The newest Charles Todd mystery has arrived, THE CONFESSION, and it's the 14th in the Inspector Ian Rutledge series (the other Todd series features Bess Crawford). This one gives a quick glimpse of action in 1915, then takes us, with Inspector Rutledge, to the London summer of 1920, when a man arrives at Rutledge's Scotland Yard office to make a near-deathbed confession: He is Wyatt Russell, he says, and he killed a man -- not in the recently ended Great War, but in 1915 nonetheless, and the victim was his foster brother Justin Fowler. Rutledge can obtain almost no further details from this frail confessing killer, except that he's now dying of an inoperable tumor himself, is being treated with morphine for pain, and will assert that his own confession is merely the morphine speaking, if Rutledge attempts to detain him.
What's to be done with this odd confession? Long-time readers of the series will feel no surprise that Rutledge, moved by both compassion for this frail person and determination to get to the bottom of a possible crime, accompanies the presumed murderer to lunch at a posh hotel not far away. Little in the way of explanations comes from the time spent dining together, but the case picks up urgency when the confessing man's body is found a few days later, in the Thames, not a suicide but clearly the victim himself of a gunshot to the back of the head.
As a result, Inspector Rutledge begins a sequence of journeys to a house in the Essex marshes, River's Edge, where Wyatt Russell had resided, and to the oddly frightened and angry villagers who live nearby in the village of Furnham. The case that unfurls involves an extended family, deaths in and around the war, and a much older history that carries threats and the presence of evil, creeping into Rutledge's investigation in multiple ways.
It's a neatly plotted mystery, tight, careful, intriguing, and redolent of "place" -- the isolated areas of England's seacoast where secrets may be carried through the generations. And in that way it resembles Rutledge #10, A Pale Horse. First-time readers of the Todd books will enjoy the careful turns of the narrative and the quiet strength that Rutledge brings to the investigation.
On the other hand, as a fan from book 1 all the way through, I was sorry that three elements of some of the earlier Rutledge books were absent from this one: (1) the eerie power of the voice of a dead man that haunts Rutledge due to mingled shell shock and guilt (Hamish's voice in THE CONFESSION is never really more than a set of subconscious awarenesses of the case and its possible issues; there is no threat conveyed from Hamish to Rutledge); (2) the grating and recognizable friction and persecution that Rutledge has endured as Scotland Yard, due in part to being well educated and in part to the shame of having had treatment for shell shock; and (3) the presence of serious fear and loss that Rutledge must overcome (yes, he gets hurt a bit, but almost as a side effect, without fuss). Moreover, the longings that Charles Todd (a son-and-mother writing team of Anglophiles living in the United States) has portrayed in Rutledge in earlier books -- longings for friendship, romance, trust -- again have little presence or force in this book, and the curious past figure of Meredith Channing, significant in Rutledge's post-war life, is here merely a shadow mentioned every so often without explanation.
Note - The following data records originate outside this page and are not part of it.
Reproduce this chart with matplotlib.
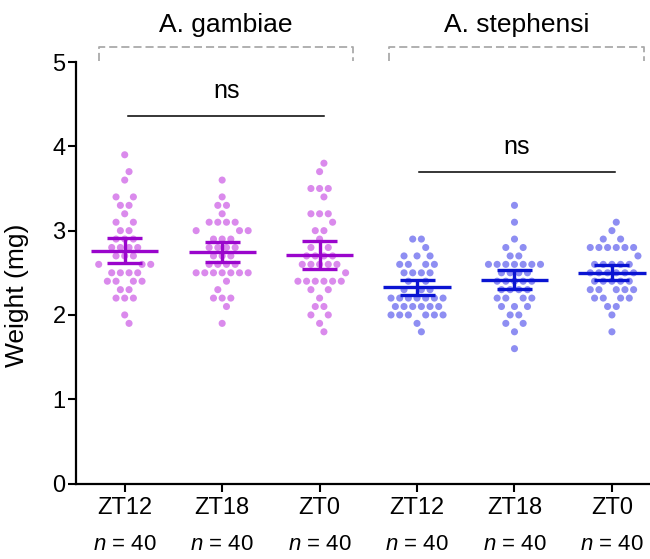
import numpy as np
import matplotlib
matplotlib.use('Agg')
import matplotlib.pyplot as plt
from matplotlib.transforms import blended_transform_factory

plt.rcParams['font.family'] = ['Liberation Sans', 'DejaVu Sans']
plt.rcParams['mathtext.fontset'] = 'custom'
plt.rcParams['mathtext.it'] = 'Liberation Sans:italic'
plt.rcParams['mathtext.rm'] = 'Liberation Sans'

# ---------------- data ----------------
species = ['A. gambiae', 'A. stephensi']
timepoints = ['ZT12', 'ZT18', 'ZT0', 'ZT12', 'ZT18', 'ZT0']
n_labels = ['$n$ = 40'] * 6
sig_labels = ['ns', 'ns']

gam_zt12 = [3.9, 3.7, 3.6, 3.4, 3.4, 3.3, 3.3, 3.2, 3.1, 3.1, 3.0, 3.0,
            2.9, 2.9, 2.9, 2.8, 2.8, 2.8, 2.8, 2.7, 2.7, 2.7, 2.6, 2.6, 2.6,
            2.5, 2.5, 2.5, 2.5, 2.4, 2.4, 2.4, 2.4, 2.3, 2.3, 2.2, 2.2, 2.2,
            2.0, 1.9]
gam_zt18 = [3.6, 3.4, 3.3, 3.3, 3.2, 3.1, 3.1, 3.1, 3.1, 3.0, 3.0, 3.0,
            2.9, 2.9, 2.9, 2.8, 2.8, 2.8, 2.8, 2.7, 2.7, 2.7, 2.6, 2.6, 2.6, 2.6,
            2.5, 2.5, 2.5, 2.5, 2.5, 2.5, 2.5, 2.4, 2.3, 2.2, 2.2, 2.2, 2.1, 1.9]
gam_zt0 = [3.8, 3.7, 3.5, 3.5, 3.5, 3.4, 3.2, 3.2, 3.2, 3.1, 3.0, 3.0, 2.9,
           2.8, 2.8, 2.7, 2.7, 2.7, 2.7, 2.6, 2.6, 2.6, 2.6, 2.6, 2.5,
           2.4, 2.4, 2.4, 2.4, 2.4, 2.4, 2.3, 2.3, 2.2, 2.1, 2.1, 2.0, 2.0,
           1.9, 1.8]
ste_zt12 = [2.9, 2.9, 2.8, 2.7, 2.7, 2.7, 2.6, 2.6, 2.6, 2.6, 2.5, 2.5, 2.5, 2.5,
            2.4, 2.4, 2.3, 2.3, 2.3, 2.2, 2.2, 2.2, 2.2, 2.2, 2.2, 2.2,
            2.1, 2.1, 2.1, 2.1, 2.1, 2.1, 2.0, 2.0, 2.0, 2.0, 2.0, 2.0, 1.9, 1.8]
ste_zt18 = [3.3, 3.1, 2.9, 2.8, 2.8, 2.7, 2.7, 2.6, 2.6, 2.6, 2.6, 2.6, 2.6, 2.6,
            2.5, 2.5, 2.5, 2.5, 2.4, 2.4, 2.4, 2.4, 2.4, 2.3, 2.3, 2.3, 2.3,
            2.2, 2.2, 2.2, 2.2, 2.1, 2.1, 2.1, 2.0, 2.0, 1.9, 1.9, 1.8, 1.6]
ste_zt0 = [3.1, 3.0, 2.9, 2.9, 2.8, 2.8, 2.8, 2.8, 2.8, 2.8, 2.7,
           2.6, 2.6, 2.6, 2.6, 2.6, 2.5, 2.5, 2.5, 2.5, 2.5, 2.5,
           2.4, 2.4, 2.4, 2.4, 2.4, 2.3, 2.3, 2.3, 2.3, 2.3,
           2.2, 2.2, 2.2, 2.2, 2.1, 2.1, 2.0, 1.8]

# group summaries (mean and 95% CI limits)
means = [2.76, 2.75, 2.71, 2.33, 2.42, 2.50]
ci_low = [2.62, 2.63, 2.55, 2.24, 2.31, 2.42]
ci_high = [2.91, 2.87, 2.88, 2.42, 2.53, 2.59]

groups = [gam_zt12, gam_zt18, gam_zt0, ste_zt12, ste_zt18, ste_zt0]

# ---------------- styling ----------------
dot_colors = ['#DA8AEC'] * 3 + ['#8E8EF2'] * 3
bar_colors = ['#9A05CC'] * 3 + ['#0A14D2'] * 3
dot_step = 0.089
mean_half = 0.345
cap_half = 0.18


def grid_swarm(vals):
    """Half-step grid scatter layout: points in one row are >= 1 step apart,
    points in neighbouring rows never share the same x position."""
    vals = np.asarray(vals, dtype=float)
    keys = np.round(vals * 10).astype(int)
    levels, counts = np.unique(keys, return_counts=True)
    med = np.median(keys)
    order = sorted(range(len(levels)),
                   key=lambda j: (-counts[j], abs(levels[j] - med)))
    placed = {}
    for j in order:
        key = levels[j]
        xs = []

        def free(h):
            for x in xs:
                if abs(x - h) < 2:
                    return False
            for nb in (key - 1, key + 1):
                if h in placed.get(nb, []):
                    return False
            return True

        k = counts[j]
        if k % 2 == 1:
            for m in range(0, 40):
                cands = [0] if m == 0 else [m, -m]
                done = False
                for h in cands:
                    if free(h):
                        xs.append(h)
                        done = True
                        break
                if done:
                    break
            k -= 1
        while k > 0:
            for m in range(1, 60):
                if free(m) and free(-m):
                    xs.extend([m, -m])
                    break
            k -= 2
        placed[key] = xs
    out_x, out_y = [], []
    for key, xs in placed.items():
        for h in xs:
            out_x.append(h * 0.5)
            out_y.append(key / 10.0)
    return np.array(out_x), np.array(out_y)


fig = plt.figure(figsize=(6.5, 5.59), dpi=100)
ax = fig.add_axes([0.1169, 0.135, 0.883, 0.754])

for i, vals in enumerate(groups):
    hx, vy = grid_swarm(vals)
    ax.scatter(i + hx * dot_step, vy, s=26, color=dot_colors[i],
               edgecolors='none', zorder=2)
    ax.plot([i - mean_half, i + mean_half], [means[i], means[i]],
            color=bar_colors[i], lw=2.4, solid_capstyle='butt', zorder=3)
    ax.plot([i, i], [ci_low[i], ci_high[i]], color=bar_colors[i], lw=2.4,
            solid_capstyle='butt', zorder=3)
    for yv in (ci_low[i], ci_high[i]):
        ax.plot([i - cap_half, i + cap_half], [yv, yv], color=bar_colors[i],
                lw=2.4, solid_capstyle='butt', zorder=3)

ax.set_xlim(-0.5, 5.39)
ax.set_ylim(0, 5)
ax.set_yticks([0, 1, 2, 3, 4, 5])
ax.set_xticks(range(6))
ax.set_xticklabels(timepoints)
ax.tick_params(axis='both', labelsize=17, width=1.5, length=5.5, color='black')
ax.tick_params(axis='x', pad=4)
ax.tick_params(axis='y', pad=2)
for sp in ['top', 'right']:
    ax.spines[sp].set_visible(False)
for sp in ['left', 'bottom']:
    ax.spines[sp].set_linewidth(1.6)
ax.set_ylabel('Weight (mg)', fontsize=19, labelpad=6)
ax.yaxis.set_label_coords(-0.082, 0.447)

tr = blended_transform_factory(ax.transData, ax.transAxes)
for i, lab in enumerate(n_labels):
    ax.text(i, -0.145, lab, transform=tr, ha='center', va='center', fontsize=16)

bracket_x = [(-0.26, 2.34), (2.71, 5.33)]
for (x0, x1), name in zip(bracket_x, species):
    ax.plot([x0, x0, x1, x1], [5.01, 5.18, 5.18, 5.01], color='#AAAAAA',
            lw=1.3, ls=(0, (4.5, 2.2)), clip_on=False)
    ax.text((x0 + x1) / 2, 5.36, name, ha='center', va='baseline',
            fontsize=19, clip_on=False)

sig_x = [(0.035, 2.046), (3.02, 5.03)]
sig_y = [4.36, 3.70]
for (x0, x1), yv, lab in zip(sig_x, sig_y, sig_labels):
    ax.plot([x0, x1], [yv, yv], color='black', lw=1.1, clip_on=False)
    ax.text((x0 + x1) / 2, yv + 0.21, lab, ha='center', va='baseline',
            fontsize=18)

fig.savefig('out.png', dpi=100)
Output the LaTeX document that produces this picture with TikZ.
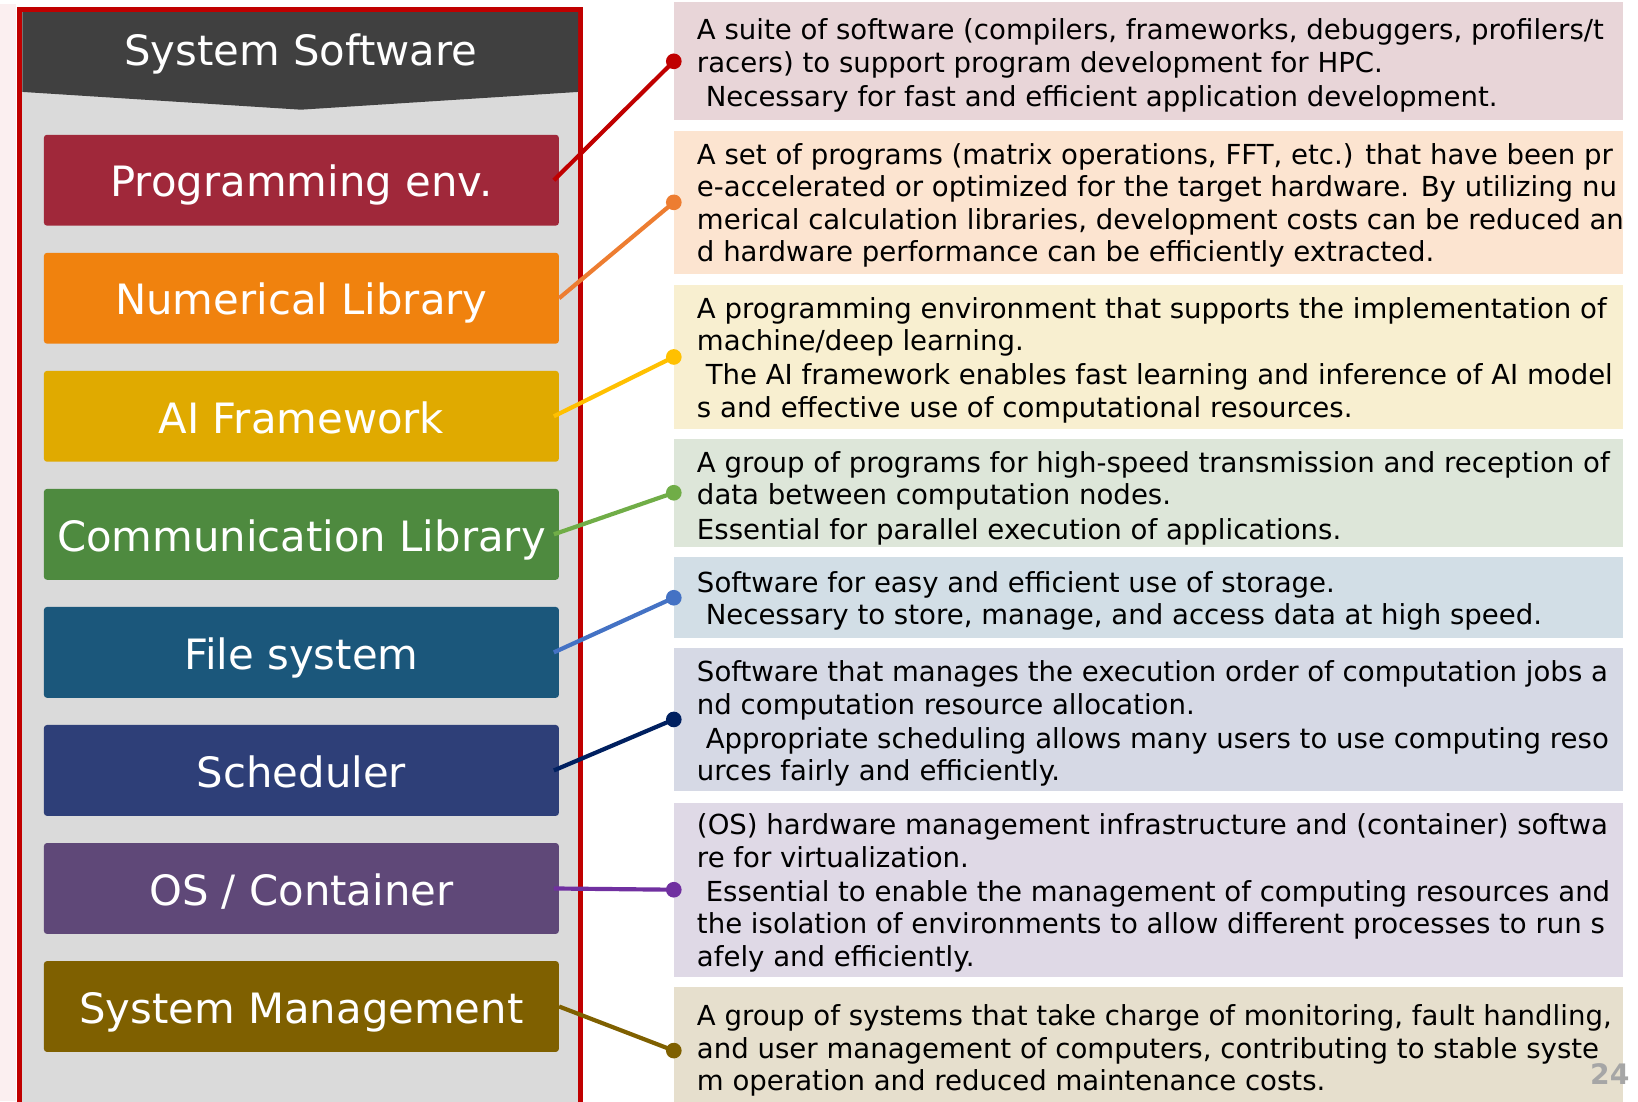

So this is one of those odd books that will, I believe, be enjoyed more by the reader who's new to Charles Todd and the wonderful post-World War I investigations created by the author team -- and less by those who have appreciated the unease and quirkiness underlying the earlier volumes, a disturbing portrait of national regret and loss that feels at times close to the powerful "Regeneration" novels by Pat Barker, set in the same period.
That said, I don't regret a minute of the time spent reading this well-written and strong investigation. I only hope the next Rutledge title will have a bit more of the aspects that have best differentiated the series in the past.